:: What the task asks ::
Extract only the first line of the listing and every line after it up to and including the one with "const y = d3.scaleLog().domain([0.1, 200]).range([409, 16]);". Omit the pictures.

· · · · · · ·

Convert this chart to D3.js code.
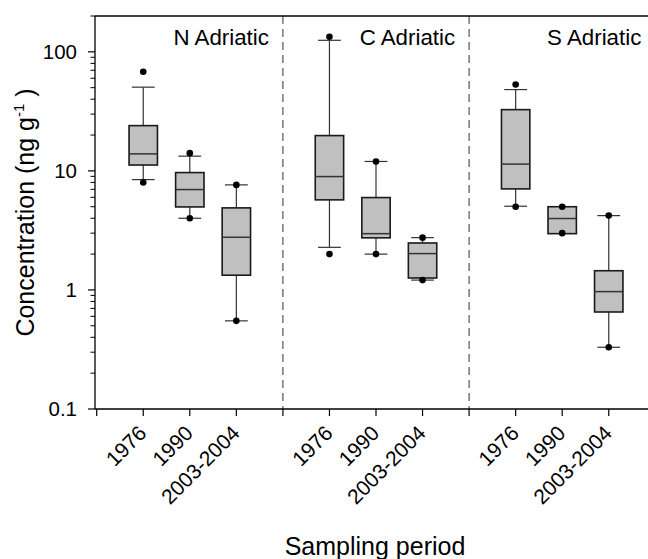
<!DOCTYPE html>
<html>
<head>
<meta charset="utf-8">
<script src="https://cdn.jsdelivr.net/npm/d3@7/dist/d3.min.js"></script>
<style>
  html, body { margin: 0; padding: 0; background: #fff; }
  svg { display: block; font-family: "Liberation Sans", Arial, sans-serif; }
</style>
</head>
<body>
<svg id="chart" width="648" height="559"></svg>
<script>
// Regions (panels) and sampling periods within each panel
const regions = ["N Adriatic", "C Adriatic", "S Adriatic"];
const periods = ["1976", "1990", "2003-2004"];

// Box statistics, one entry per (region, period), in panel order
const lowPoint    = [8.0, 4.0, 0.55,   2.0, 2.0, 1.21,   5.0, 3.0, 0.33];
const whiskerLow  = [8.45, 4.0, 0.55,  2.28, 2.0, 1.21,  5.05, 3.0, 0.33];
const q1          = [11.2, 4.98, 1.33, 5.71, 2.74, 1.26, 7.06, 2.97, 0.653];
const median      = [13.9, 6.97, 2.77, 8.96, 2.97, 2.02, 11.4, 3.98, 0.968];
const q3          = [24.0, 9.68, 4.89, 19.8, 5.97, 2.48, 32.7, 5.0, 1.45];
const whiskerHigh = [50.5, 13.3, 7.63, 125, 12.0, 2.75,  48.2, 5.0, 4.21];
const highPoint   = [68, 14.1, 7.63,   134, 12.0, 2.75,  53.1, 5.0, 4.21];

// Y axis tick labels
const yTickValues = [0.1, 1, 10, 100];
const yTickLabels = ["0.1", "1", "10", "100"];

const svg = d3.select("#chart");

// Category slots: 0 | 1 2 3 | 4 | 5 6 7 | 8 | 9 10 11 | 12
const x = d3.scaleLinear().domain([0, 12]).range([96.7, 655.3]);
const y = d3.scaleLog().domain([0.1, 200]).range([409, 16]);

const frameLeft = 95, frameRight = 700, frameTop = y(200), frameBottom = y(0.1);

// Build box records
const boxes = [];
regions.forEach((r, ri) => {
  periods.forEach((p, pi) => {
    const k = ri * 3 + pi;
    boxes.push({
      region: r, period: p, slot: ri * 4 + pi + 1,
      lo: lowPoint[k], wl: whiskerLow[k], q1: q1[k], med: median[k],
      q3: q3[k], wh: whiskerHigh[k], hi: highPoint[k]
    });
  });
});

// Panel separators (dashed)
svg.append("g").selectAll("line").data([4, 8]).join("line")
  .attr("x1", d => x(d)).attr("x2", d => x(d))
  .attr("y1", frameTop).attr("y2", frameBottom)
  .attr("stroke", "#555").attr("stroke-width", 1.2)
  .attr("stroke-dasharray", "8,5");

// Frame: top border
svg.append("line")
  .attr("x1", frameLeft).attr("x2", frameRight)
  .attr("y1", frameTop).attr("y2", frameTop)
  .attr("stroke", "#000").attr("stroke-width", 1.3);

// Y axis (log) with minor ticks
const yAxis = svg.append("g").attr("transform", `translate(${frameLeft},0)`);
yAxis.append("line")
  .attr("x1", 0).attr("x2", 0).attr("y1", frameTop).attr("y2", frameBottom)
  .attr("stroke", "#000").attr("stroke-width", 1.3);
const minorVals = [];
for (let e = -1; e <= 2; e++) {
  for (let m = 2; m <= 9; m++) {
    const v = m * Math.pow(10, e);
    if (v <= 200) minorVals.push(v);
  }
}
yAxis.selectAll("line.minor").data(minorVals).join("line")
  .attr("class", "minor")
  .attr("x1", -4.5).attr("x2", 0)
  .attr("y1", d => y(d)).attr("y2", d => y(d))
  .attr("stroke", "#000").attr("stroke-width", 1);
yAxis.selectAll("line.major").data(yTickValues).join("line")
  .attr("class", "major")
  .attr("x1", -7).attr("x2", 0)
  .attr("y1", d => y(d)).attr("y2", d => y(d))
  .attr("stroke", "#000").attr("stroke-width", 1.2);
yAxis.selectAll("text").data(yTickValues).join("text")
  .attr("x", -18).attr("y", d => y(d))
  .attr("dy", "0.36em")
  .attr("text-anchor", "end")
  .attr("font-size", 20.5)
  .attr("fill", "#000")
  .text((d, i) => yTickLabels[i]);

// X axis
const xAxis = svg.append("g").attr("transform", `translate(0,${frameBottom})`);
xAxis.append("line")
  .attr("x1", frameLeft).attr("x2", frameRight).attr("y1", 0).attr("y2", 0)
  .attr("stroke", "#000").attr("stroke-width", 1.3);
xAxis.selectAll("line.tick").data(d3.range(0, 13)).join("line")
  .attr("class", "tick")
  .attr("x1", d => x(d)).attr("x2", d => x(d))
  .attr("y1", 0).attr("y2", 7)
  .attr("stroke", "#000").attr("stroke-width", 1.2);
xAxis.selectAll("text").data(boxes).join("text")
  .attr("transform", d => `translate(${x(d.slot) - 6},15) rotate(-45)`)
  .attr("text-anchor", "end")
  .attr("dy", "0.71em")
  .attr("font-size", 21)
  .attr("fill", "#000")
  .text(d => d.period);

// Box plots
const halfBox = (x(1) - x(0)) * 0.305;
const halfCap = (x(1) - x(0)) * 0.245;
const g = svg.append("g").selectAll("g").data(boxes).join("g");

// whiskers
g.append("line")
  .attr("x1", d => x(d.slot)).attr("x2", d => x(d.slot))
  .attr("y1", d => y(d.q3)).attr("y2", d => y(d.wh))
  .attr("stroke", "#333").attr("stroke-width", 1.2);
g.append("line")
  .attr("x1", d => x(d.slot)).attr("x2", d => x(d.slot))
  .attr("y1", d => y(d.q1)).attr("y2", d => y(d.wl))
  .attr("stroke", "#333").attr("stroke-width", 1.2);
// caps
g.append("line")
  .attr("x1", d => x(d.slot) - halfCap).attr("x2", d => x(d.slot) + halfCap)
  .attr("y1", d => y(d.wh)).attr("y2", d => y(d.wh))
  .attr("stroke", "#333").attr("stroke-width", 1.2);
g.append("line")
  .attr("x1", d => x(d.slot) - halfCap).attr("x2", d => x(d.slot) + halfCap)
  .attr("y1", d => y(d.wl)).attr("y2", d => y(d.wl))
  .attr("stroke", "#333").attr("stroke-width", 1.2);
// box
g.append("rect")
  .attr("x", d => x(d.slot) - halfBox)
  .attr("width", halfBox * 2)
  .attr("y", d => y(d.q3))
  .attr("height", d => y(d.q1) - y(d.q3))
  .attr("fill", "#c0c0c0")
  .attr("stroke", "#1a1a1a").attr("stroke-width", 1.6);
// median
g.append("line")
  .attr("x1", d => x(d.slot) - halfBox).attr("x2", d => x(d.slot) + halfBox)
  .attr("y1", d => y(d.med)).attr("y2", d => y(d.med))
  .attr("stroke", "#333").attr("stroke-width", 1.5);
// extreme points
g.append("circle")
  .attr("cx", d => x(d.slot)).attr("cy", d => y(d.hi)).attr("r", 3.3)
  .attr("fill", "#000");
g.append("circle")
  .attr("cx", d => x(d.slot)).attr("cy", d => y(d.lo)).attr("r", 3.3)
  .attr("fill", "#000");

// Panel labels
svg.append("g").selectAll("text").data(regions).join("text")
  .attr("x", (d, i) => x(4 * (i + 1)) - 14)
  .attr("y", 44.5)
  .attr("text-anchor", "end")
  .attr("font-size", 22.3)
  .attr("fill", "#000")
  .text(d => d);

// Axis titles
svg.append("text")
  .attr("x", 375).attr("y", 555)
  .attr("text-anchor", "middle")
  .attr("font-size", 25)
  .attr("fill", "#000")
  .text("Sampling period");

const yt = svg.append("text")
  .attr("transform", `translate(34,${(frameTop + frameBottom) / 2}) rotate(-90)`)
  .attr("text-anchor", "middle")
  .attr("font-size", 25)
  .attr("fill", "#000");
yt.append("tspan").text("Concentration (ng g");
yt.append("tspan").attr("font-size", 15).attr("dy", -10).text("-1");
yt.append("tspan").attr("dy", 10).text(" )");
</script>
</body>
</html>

· · · · · · ·

:: Full output ::
Convert this chart to D3.js code.
<!DOCTYPE html>
<html>
<head>
<meta charset="utf-8">
<script src="https://cdn.jsdelivr.net/npm/d3@7/dist/d3.min.js"></script>
<style>
  html, body { margin: 0; padding: 0; background: #fff; }
  svg { display: block; font-family: "Liberation Sans", Arial, sans-serif; }
</style>
</head>
<body>
<svg id="chart" width="648" height="559"></svg>
<script>
// Regions (panels) and sampling periods within each panel
const regions = ["N Adriatic", "C Adriatic", "S Adriatic"];
const periods = ["1976", "1990", "2003-2004"];

// Box statistics, one entry per (region, period), in panel order
const lowPoint    = [8.0, 4.0, 0.55,   2.0, 2.0, 1.21,   5.0, 3.0, 0.33];
const whiskerLow  = [8.45, 4.0, 0.55,  2.28, 2.0, 1.21,  5.05, 3.0, 0.33];
const q1          = [11.2, 4.98, 1.33, 5.71, 2.74, 1.26, 7.06, 2.97, 0.653];
const median      = [13.9, 6.97, 2.77, 8.96, 2.97, 2.02, 11.4, 3.98, 0.968];
const q3          = [24.0, 9.68, 4.89, 19.8, 5.97, 2.48, 32.7, 5.0, 1.45];
const whiskerHigh = [50.5, 13.3, 7.63, 125, 12.0, 2.75,  48.2, 5.0, 4.21];
const highPoint   = [68, 14.1, 7.63,   134, 12.0, 2.75,  53.1, 5.0, 4.21];

// Y axis tick labels
const yTickValues = [0.1, 1, 10, 100];
const yTickLabels = ["0.1", "1", "10", "100"];

const svg = d3.select("#chart");

// Category slots: 0 | 1 2 3 | 4 | 5 6 7 | 8 | 9 10 11 | 12
const x = d3.scaleLinear().domain([0, 12]).range([96.7, 655.3]);
const y = d3.scaleLog().domain([0.1, 200]).range([409, 16]);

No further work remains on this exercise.